[TO DO]
Repeat all of the material below exactly as written, images excluded.

[start SUPPLIED MATERIAL]

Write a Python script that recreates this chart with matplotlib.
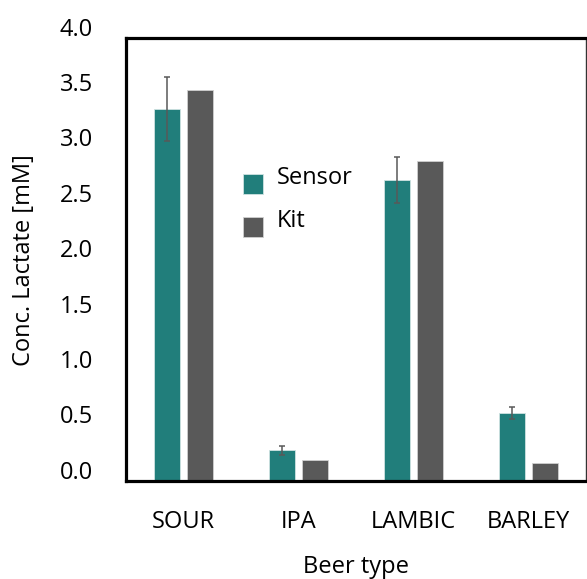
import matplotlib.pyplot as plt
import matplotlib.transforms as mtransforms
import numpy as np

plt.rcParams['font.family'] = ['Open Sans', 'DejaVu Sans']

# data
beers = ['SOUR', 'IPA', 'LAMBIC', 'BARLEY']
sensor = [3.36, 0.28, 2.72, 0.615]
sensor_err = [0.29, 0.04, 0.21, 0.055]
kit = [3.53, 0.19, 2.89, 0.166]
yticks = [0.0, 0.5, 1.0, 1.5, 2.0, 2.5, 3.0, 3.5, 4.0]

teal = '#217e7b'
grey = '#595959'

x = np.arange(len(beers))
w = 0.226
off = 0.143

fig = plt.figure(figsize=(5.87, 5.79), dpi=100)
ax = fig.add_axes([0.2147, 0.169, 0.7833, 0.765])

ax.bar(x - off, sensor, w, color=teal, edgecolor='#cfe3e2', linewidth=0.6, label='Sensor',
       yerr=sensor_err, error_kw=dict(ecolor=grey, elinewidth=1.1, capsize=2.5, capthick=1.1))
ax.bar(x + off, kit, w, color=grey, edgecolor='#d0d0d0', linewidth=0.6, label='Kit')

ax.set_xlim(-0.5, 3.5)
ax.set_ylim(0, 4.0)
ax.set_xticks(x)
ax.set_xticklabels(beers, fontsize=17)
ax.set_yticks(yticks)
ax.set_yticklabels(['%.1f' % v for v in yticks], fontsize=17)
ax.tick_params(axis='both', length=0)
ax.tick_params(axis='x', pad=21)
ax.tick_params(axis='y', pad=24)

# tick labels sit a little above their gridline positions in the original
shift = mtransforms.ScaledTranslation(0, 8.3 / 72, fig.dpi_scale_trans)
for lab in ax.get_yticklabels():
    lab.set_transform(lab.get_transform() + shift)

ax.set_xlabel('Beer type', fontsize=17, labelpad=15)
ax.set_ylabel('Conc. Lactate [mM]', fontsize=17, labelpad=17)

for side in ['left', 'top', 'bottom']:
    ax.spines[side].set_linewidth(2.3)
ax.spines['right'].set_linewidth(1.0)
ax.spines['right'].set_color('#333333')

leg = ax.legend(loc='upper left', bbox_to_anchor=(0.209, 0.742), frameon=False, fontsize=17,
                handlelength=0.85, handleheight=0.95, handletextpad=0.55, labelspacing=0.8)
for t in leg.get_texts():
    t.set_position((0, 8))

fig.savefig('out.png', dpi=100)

[end SUPPLIED MATERIAL]

[RESULT OF THE TASK]
Write a Python script that recreates this chart with matplotlib.
import matplotlib.pyplot as plt
import matplotlib.transforms as mtransforms
import numpy as np

plt.rcParams['font.family'] = ['Open Sans', 'DejaVu Sans']

# data
beers = ['SOUR', 'IPA', 'LAMBIC', 'BARLEY']
sensor = [3.36, 0.28, 2.72, 0.615]
sensor_err = [0.29, 0.04, 0.21, 0.055]
kit = [3.53, 0.19, 2.89, 0.166]
yticks = [0.0, 0.5, 1.0, 1.5, 2.0, 2.5, 3.0, 3.5, 4.0]

teal = '#217e7b'
grey = '#595959'

x = np.arange(len(beers))
w = 0.226
off = 0.143

fig = plt.figure(figsize=(5.87, 5.79), dpi=100)
ax = fig.add_axes([0.2147, 0.169, 0.7833, 0.765])

ax.bar(x - off, sensor, w, color=teal, edgecolor='#cfe3e2', linewidth=0.6, label='Sensor',
       yerr=sensor_err, error_kw=dict(ecolor=grey, elinewidth=1.1, capsize=2.5, capthick=1.1))
ax.bar(x + off, kit, w, color=grey, edgecolor='#d0d0d0', linewidth=0.6, label='Kit')

ax.set_xlim(-0.5, 3.5)
ax.set_ylim(0, 4.0)
ax.set_xticks(x)
ax.set_xticklabels(beers, fontsize=17)
ax.set_yticks(yticks)
ax.set_yticklabels(['%.1f' % v for v in yticks], fontsize=17)
ax.tick_params(axis='both', length=0)
ax.tick_params(axis='x', pad=21)
ax.tick_params(axis='y', pad=24)

# tick labels sit a little above their gridline positions in the original
shift = mtransforms.ScaledTranslation(0, 8.3 / 72, fig.dpi_scale_trans)
for lab in ax.get_yticklabels():
    lab.set_transform(lab.get_transform() + shift)

ax.set_xlabel('Beer type', fontsize=17, labelpad=15)
ax.set_ylabel('Conc. Lactate [mM]', fontsize=17, labelpad=17)

for side in ['left', 'top', 'bottom']:
    ax.spines[side].set_linewidth(2.3)
ax.spines['right'].set_linewidth(1.0)
ax.spines['right'].set_color('#333333')

leg = ax.legend(loc='upper left', bbox_to_anchor=(0.209, 0.742), frameon=False, fontsize=17,
                handlelength=0.85, handleheight=0.95, handletextpad=0.55, labelspacing=0.8)
for t in leg.get_texts():
    t.set_position((0, 8))

fig.savefig('out.png', dpi=100)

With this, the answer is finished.